The New York Times James Poniewozik gave the episode a positive review, calling Lynch's visual imagination "inimitable" and likening the episode to the glass box it features while also drawing comparisons to Lost, Fargo and True Detective. Poniewozik wrote, "[t]he original Twin Peaks was powered by two questions: 'Who killed Laura Palmer?' and 'What the hell am I watching?'", and that while "[t]he reincarnation doesn't have the first", "it still knows how to get you to ask the second". In his recap for Entertainment Weekly, Jeff Jensen gave Part 2 a B+, criticizing the episode's "absence of certain conventions that even that unconventional pilot possessed" while praising the episode's scope and Glass Box subplot, calling himself "engaged" by the series.

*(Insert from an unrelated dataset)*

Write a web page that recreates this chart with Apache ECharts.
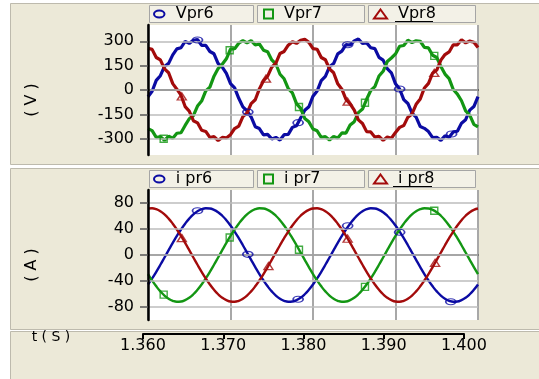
<!DOCTYPE html>
<html><head><meta charset="utf-8">
<script src="https://cdn.jsdelivr.net/npm/echarts@6/dist/echarts.min.js"></script>
<style>html,body{margin:0;padding:0;background:#fff;}#c{width:539px;height:379px;}</style>
</head><body><div id="c"></div>
<script>
// ---- data ----
const times = [
1.36,1.3605,1.361,1.3615,1.362,1.3625,1.363,1.3635,1.364,1.3645,
1.365,1.3655,1.366,1.3665,1.367,1.3675,1.368,1.3685,1.369,1.3695,
1.37,1.3705,1.371,1.3715,1.372,1.3725,1.373,1.3735,1.374,1.3745,
1.375,1.3755,1.376,1.3765,1.377,1.3775,1.378,1.3785,1.379,1.3795,
1.38,1.3805,1.381,1.3815,1.382,1.3825,1.383,1.3835,1.384,1.3845,
1.385,1.3855,1.386,1.3865,1.387,1.3875,1.388,1.3885,1.389,1.3895,
1.39,1.3905,1.391,1.3915,1.392,1.3925,1.393,1.3935,1.394,1.3945,
1.395,1.3955,1.396,1.3965,1.397,1.3975,1.398,1.3985,1.399,1.3995,
1.4];
const vpr6 = [
-41,-8,59,88,145,164,216,253,260,299,
287,306,311,275,275,237,223,163,141,102,
39,13,-51,-104,-129,-166,-226,-237,-276,-273,
-301,-292,-308,-275,-273,-230,-220,-172,-125,-103,
-38,-6,58,84,143,163,222,239,279,277,
302,314,286,290,260,255,201,184,131,106,
38,6,-59,-83,-142,-167,-225,-236,-256,-293,
-291,-310,-282,-291,-258,-254,-204,-183,-124,-102,
-41];
const vpr7 = [
-238,-250,-292,-287,-309,-285,-297,-266,-263,-218,
-177,-158,-99,-68,-5,18,85,132,158,192,
252,254,288,304,290,304,277,283,245,235,
185,160,97,69,8,-18,-84,-113,-175,-196,
-240,-251,-291,-287,-308,-286,-295,-264,-265,-216,
-195,-139,-117,-57,-3,21,86,115,175,197,
222,269,274,306,292,303,300,262,259,214,
200,145,98,70,3,-25,-66,-129,-154,-212,
-227];
const vpr8 = [
257,250,200,185,130,106,39,5,-32,-102,
-130,-189,-202,-248,-255,-292,-287,-311,-292,-295,
-275,-237,-222,-164,-142,-84,-60,7,57,85,
141,165,225,237,276,297,287,306,312,293,
255,251,200,186,130,106,38,5,-58,-86,
-124,-184,-206,-256,-258,-290,-285,-310,-289,-297,
-261,-230,-219,-167,-147,-88,-55,12,41,103,
123,184,218,234,278,278,309,290,301,294,
261];
const ipr6 = [
-45.3,-36.0,-25.8,-15.0,-3.8,7.5,18.6,29.3,39.2,48.2,
56.0,62.4,67.2,70.4,71.9,71.6,69.5,65.8,60.4,53.5,
45.3,36.0,25.8,15.0,3.8,-7.5,-18.6,-29.3,-39.2,-48.2,
-56.0,-62.4,-67.2,-70.4,-71.9,-71.6,-69.5,-65.8,-60.4,-53.5,
-45.3,-36.0,-25.8,-15.0,-3.8,7.5,18.6,29.3,39.2,48.2,
56.0,62.4,67.2,70.4,71.9,71.6,69.5,65.8,60.4,53.5,
45.3,36.0,25.8,15.0,3.8,-7.5,-18.6,-29.3,-39.2,-48.2,
-56.0,-62.4,-67.2,-70.4,-71.9,-71.6,-69.5,-65.8,-60.4,-53.5,
-45.3];
const ipr7 = [
-29.3,-39.2,-48.2,-56.0,-62.4,-67.2,-70.4,-71.9,-71.6,-69.5,
-65.8,-60.4,-53.5,-45.3,-36.0,-25.8,-15.0,-3.8,7.5,18.6,
29.3,39.2,48.2,56.0,62.4,67.2,70.4,71.9,71.6,69.5,
65.8,60.4,53.5,45.3,36.0,25.8,15.0,3.8,-7.5,-18.6,
-29.3,-39.2,-48.2,-56.0,-62.4,-67.2,-70.4,-71.9,-71.6,-69.5,
-65.8,-60.4,-53.5,-45.3,-36.0,-25.8,-15.0,-3.8,7.5,18.6,
29.3,39.2,48.2,56.0,62.4,67.2,70.4,71.9,71.6,69.5,
65.8,60.4,53.5,45.3,36.0,25.8,15.0,3.8,-7.5,-18.6,
-29.3];
const ipr8 = [
71.6,71.9,70.4,67.2,62.4,56.0,48.2,39.2,29.3,18.6,
7.5,-3.8,-15.0,-25.8,-36.0,-45.3,-53.5,-60.4,-65.8,-69.5,
-71.6,-71.9,-70.4,-67.2,-62.4,-56.0,-48.2,-39.2,-29.3,-18.6,
-7.5,3.8,15.0,25.8,36.0,45.3,53.5,60.4,65.8,69.5,
71.6,71.9,70.4,67.2,62.4,56.0,48.2,39.2,29.3,18.6,
7.5,-3.8,-15.0,-25.8,-36.0,-45.3,-53.5,-60.4,-65.8,-69.5,
-71.6,-71.9,-70.4,-67.2,-62.4,-56.0,-48.2,-39.2,-29.3,-18.6,
-7.5,3.8,15.0,25.8,36.0,45.3,53.5,60.4,65.8,69.5,
71.6];
const vpr6Marks = [[1.366,308],[1.3721,-136],[1.3782,-201],[1.3842,278],[1.3905,6],[1.3968,-271]];
const vpr7Marks = [[1.3619,-300],[1.3699,245],[1.3783,-105],[1.3863,-78],[1.3947,210]];
const vpr8Marks = [[1.3641,-40],[1.3743,70],[1.3842,-72],[1.3947,105]];
const ipr6Marks = [[1.366,68],[1.3721,1],[1.3782,-68],[1.3842,45],[1.3905,35],[1.3967,-72]];
const ipr7Marks = [[1.3619,-61],[1.3699,27],[1.3783,8],[1.3863,-49],[1.3947,68]];
const ipr8Marks = [[1.3641,26],[1.3746,-17],[1.3842,25],[1.3948,-12]];
const vTicks = [-300,-150,0,150,300];
const iTicks = [-80,-40,0,40,80];
const tMin = 1.36, tMax = 1.40, tStep = 0.01;

// ---- styles ----
const BLUE='#0B0BA3', GREEN='#139613', RED='#A30B0B';
const FONT='DejaVu Sans';
const BOXFILL='#F3F1E7';
const ELLIPSE='path://M0,4A6,4,0,1,1,12,4A6,4,0,1,1,0,4Z';
const pairs = arr => times.map((t,i)=>[t,arr[i]]);

function legendFor(name, icon, color, left, top, w, h){
  return {
    data:[{name, icon, itemStyle:{color:BOXFILL, borderColor:color, borderWidth:2}}],
    left, top, padding:0, itemWidth:w, itemHeight:h, selectedMode:false,
    textStyle:{fontFamily:FONT, fontSize:16, color:'#000', padding:[0,0,0,6]}
  };
}
function xAxisPanel(idx, zeroColor){
  return {
    gridIndex:idx, type:'value', min:tMin, max:tMax, interval:tStep,
    axisLabel:{show:false}, axisTick:{show:false},
    axisLine:{show:true, onZero:true, lineStyle:{color:zeroColor, width:1.5}},
    splitLine:{show:true, lineStyle:{color:'#A8A8A8', width:2}}
  };
}
function yAxisPanel(idx, min, max, ticks){
  return {
    gridIndex:idx, type:'value', min, max, z:3,
    axisLine:{show:true, lineStyle:{color:'#000', width:2.5}},
    axisTick:{show:true, length:8, customValues:ticks, lineStyle:{color:'#555', width:1.5}},
    axisLabel:{show:true, customValues:ticks, margin:14, color:'#000', fontFamily:FONT, fontSize:16},
    splitLine:{show:true, lineStyle:{color:'#BDBDBD', width:1.5}}
  };
}
function lineS(name, xi, arr, color, width, smooth){
  return {name, type:'line', xAxisIndex:xi, yAxisIndex:xi, data:pairs(arr), showSymbol:false,
    smooth, lineStyle:{color, width}, itemStyle:{color}, animation:false, z:2};
}
function markS(xi, data, symbol, size, color){
  return {type:'scatter', xAxisIndex:xi, yAxisIndex:xi, data, symbol, symbolSize:size,
    itemStyle:{color:'rgba(255,255,255,0)', borderColor:color, borderWidth:1.4}, animation:false, z:3, silent:true};
}

const chart = echarts.init(document.getElementById('c'), null, {renderer:'canvas'});
chart.setOption({
  animation:false,
  grid:[
    {left:148, top:25, width:330, height:130, show:true, backgroundColor:'#fff', borderWidth:0},
    {left:148, top:190, width:330, height:130, show:true, backgroundColor:'#fff', borderWidth:0},
    {left:143, top:333, width:321, height:1, show:false}
  ],
  xAxis:[
    xAxisPanel(0,'#000'),
    xAxisPanel(1,'#333'),
    {gridIndex:2, type:'value', min:tMin, max:tMax, interval:tStep, position:'bottom',
     axisLine:{show:true, lineStyle:{color:'#000', width:2}},
     axisTick:{show:true, length:5, lineStyle:{color:'#000', width:2}},
     axisLabel:{show:true, margin:4, color:'#000', fontFamily:FONT, fontSize:16, formatter:v=>v.toFixed(3)},
     splitLine:{show:false}}
  ],
  yAxis:[
    yAxisPanel(0,-400,400,vTicks),
    yAxisPanel(1,-100,100,iTicks),
    {gridIndex:2, type:'value', min:0, max:1, show:false}
  ],
  legend:[
    legendFor('Vpr6', ELLIPSE, BLUE, 153, 6, 11, 7),
    legendFor('Vpr7', 'rect', GREEN, 263, 6, 9, 9),
    legendFor('Vpr8', 'triangle', RED, 373, 6, 13, 9),
    legendFor('i pr6', ELLIPSE, BLUE, 153, 171, 11, 7),
    legendFor('i pr7', 'rect', GREEN, 263, 171, 9, 9),
    legendFor('i pr8', 'triangle', RED, 373, 171, 13, 9)
  ],
  graphic:[
    {type:'rect', z:-10, shape:{x:10.5,y:3.5,width:529,height:161}, style:{fill:'#ECE9D8', stroke:'#BDBAAD', lineWidth:1}},
    {type:'rect', z:-10, shape:{x:10.5,y:168.5,width:529,height:161}, style:{fill:'#ECE9D8', stroke:'#BDBAAD', lineWidth:1}},
    {type:'rect', z:-10, shape:{x:10.5,y:331.5,width:529,height:48}, style:{fill:'#ECE9D8', stroke:'#BDBAAD', lineWidth:1}},
    {type:'rect', z:1, shape:{x:149.5,y:5.5,width:104,height:17}, style:{fill:BOXFILL, stroke:'#A5A5A5', lineWidth:1}},
    {type:'rect', z:1, shape:{x:257.5,y:5.5,width:107,height:17}, style:{fill:BOXFILL, stroke:'#A5A5A5', lineWidth:1}},
    {type:'rect', z:1, shape:{x:368.5,y:5.5,width:107,height:17}, style:{fill:BOXFILL, stroke:'#A5A5A5', lineWidth:1}},
    {type:'rect', z:1, shape:{x:149.5,y:170.5,width:104,height:17}, style:{fill:BOXFILL, stroke:'#A5A5A5', lineWidth:1}},
    {type:'rect', z:1, shape:{x:257.5,y:170.5,width:107,height:17}, style:{fill:BOXFILL, stroke:'#A5A5A5', lineWidth:1}},
    {type:'rect', z:1, shape:{x:368.5,y:170.5,width:107,height:17}, style:{fill:BOXFILL, stroke:'#A5A5A5', lineWidth:1}},
    {type:'line', z:5, shape:{x1:395,y1:21.5,x2:433,y2:21.5}, style:{stroke:'#000', lineWidth:1}},
    {type:'line', z:5, shape:{x1:393,y1:186.5,x2:432,y2:186.5}, style:{stroke:'#000', lineWidth:1}},
    {type:'text', z:5, x:32, y:100, rotation:Math.PI/2, style:{text:'( V )', fontFamily:FONT, fontSize:16, fill:'#000', align:'center', verticalAlign:'middle'}},
    {type:'text', z:5, x:32, y:265, rotation:Math.PI/2, style:{text:'( A )', fontFamily:FONT, fontSize:16, fill:'#000', align:'center', verticalAlign:'middle'}},
    {type:'text', z:5, x:51, y:337, style:{text:'t ( S )', fontFamily:FONT, fontSize:14, fill:'#000', align:'center', verticalAlign:'middle'}}
  ],
  series:[
    lineS('Vpr6',0,vpr6,BLUE,3.2,false),
    lineS('Vpr7',0,vpr7,GREEN,3.2,false),
    lineS('Vpr8',0,vpr8,RED,3.2,false),
    lineS('i pr6',1,ipr6,BLUE,2.4,true),
    lineS('i pr7',1,ipr7,GREEN,2.4,true),
    lineS('i pr8',1,ipr8,RED,2.4,true),
    markS(0,vpr6Marks,ELLIPSE,[10,6],BLUE),
    markS(0,vpr7Marks,'rect',[7,7],GREEN),
    markS(0,vpr8Marks,'triangle',[9,7],RED),
    markS(1,ipr6Marks,ELLIPSE,[10,6],BLUE),
    markS(1,ipr7Marks,'rect',[7,7],GREEN),
    markS(1,ipr8Marks,'triangle',[9,7],RED)
  ]
});
</script></body></html>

In her positive review of the episode, The A.V. Clubs Emily L. Stephens gave the episode an A, writing that the "comfort" of the original Twin Peaks is "entirely eschewed", praising the Glass Box subplot as "a remark upon the creation and the consumption of television and film" and calling the episode an "unfiltered Lynchian vision, unfettered from the structures of soap operas, police procedurals, or thrillers that gave shape to the first few original outings into Twin Peaks."